> [Exercise requirements]: Go over the entries below line by line, copying each one that contains the word "this".

::: Data for the task :::

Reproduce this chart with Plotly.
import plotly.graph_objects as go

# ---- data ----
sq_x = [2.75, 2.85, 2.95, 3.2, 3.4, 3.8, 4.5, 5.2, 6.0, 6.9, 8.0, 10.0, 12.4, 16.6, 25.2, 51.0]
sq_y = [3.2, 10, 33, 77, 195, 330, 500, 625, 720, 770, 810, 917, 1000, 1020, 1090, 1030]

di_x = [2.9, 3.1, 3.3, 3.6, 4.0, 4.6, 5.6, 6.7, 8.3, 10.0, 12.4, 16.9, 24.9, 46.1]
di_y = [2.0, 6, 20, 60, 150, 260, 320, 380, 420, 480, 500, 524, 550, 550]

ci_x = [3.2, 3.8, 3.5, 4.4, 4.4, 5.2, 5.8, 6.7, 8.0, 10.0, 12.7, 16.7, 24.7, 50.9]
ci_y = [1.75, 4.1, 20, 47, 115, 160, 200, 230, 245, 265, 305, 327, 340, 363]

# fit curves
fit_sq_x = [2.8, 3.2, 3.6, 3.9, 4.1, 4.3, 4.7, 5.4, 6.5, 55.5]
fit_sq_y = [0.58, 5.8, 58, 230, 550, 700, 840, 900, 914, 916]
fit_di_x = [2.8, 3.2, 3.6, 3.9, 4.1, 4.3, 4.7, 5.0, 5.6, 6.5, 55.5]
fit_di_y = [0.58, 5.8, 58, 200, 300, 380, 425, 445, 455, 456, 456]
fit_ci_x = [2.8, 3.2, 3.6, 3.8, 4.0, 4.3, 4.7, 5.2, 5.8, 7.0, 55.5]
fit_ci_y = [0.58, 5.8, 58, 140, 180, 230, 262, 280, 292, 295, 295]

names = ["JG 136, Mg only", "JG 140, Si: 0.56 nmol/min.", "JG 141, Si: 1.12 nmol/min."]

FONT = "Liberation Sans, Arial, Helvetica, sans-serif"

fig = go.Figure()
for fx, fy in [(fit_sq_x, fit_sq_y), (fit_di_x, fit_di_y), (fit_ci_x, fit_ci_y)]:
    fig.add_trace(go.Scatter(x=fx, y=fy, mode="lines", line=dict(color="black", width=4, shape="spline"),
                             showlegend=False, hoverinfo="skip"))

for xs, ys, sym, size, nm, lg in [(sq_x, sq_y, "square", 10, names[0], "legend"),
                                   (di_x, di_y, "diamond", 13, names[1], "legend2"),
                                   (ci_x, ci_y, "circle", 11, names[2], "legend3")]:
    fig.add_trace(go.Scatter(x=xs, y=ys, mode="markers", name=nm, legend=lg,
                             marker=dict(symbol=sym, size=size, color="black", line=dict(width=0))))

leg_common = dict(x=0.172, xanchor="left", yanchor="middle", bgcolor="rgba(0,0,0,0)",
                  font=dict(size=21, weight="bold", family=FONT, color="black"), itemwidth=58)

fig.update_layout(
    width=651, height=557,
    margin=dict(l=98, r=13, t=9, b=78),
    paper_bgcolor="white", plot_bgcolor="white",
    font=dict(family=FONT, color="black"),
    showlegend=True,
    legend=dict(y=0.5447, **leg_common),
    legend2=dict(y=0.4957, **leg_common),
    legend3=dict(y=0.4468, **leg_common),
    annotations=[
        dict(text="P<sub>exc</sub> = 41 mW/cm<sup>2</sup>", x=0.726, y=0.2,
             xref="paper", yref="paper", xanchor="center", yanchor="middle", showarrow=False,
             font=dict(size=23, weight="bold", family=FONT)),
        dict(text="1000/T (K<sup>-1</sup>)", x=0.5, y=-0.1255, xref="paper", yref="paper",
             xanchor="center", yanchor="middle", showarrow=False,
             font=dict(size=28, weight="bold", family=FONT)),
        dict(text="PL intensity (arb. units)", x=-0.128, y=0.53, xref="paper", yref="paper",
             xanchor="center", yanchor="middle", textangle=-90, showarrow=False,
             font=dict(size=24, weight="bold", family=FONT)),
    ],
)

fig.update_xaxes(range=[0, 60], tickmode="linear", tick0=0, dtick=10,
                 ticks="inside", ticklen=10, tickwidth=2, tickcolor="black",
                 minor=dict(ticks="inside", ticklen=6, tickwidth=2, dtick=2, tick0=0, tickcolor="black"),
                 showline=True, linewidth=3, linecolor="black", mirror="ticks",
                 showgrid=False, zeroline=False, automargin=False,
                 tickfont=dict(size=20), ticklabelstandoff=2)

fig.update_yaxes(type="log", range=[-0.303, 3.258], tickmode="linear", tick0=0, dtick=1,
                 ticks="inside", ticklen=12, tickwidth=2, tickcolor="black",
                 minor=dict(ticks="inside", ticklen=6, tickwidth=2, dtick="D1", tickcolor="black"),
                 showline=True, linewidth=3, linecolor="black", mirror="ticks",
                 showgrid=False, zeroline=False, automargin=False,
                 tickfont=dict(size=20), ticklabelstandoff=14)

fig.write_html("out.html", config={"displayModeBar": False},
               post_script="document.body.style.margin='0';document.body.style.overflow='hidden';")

:::
::: Data for the task :::

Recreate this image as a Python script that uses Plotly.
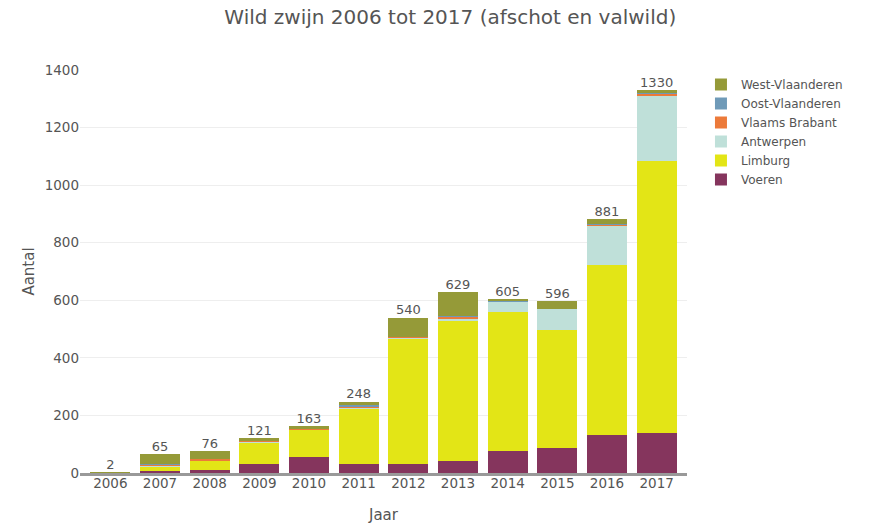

:::

> [Solved exercise]:
Reproduce this chart with Plotly.
Recreate this image as a Python script that uses Plotly.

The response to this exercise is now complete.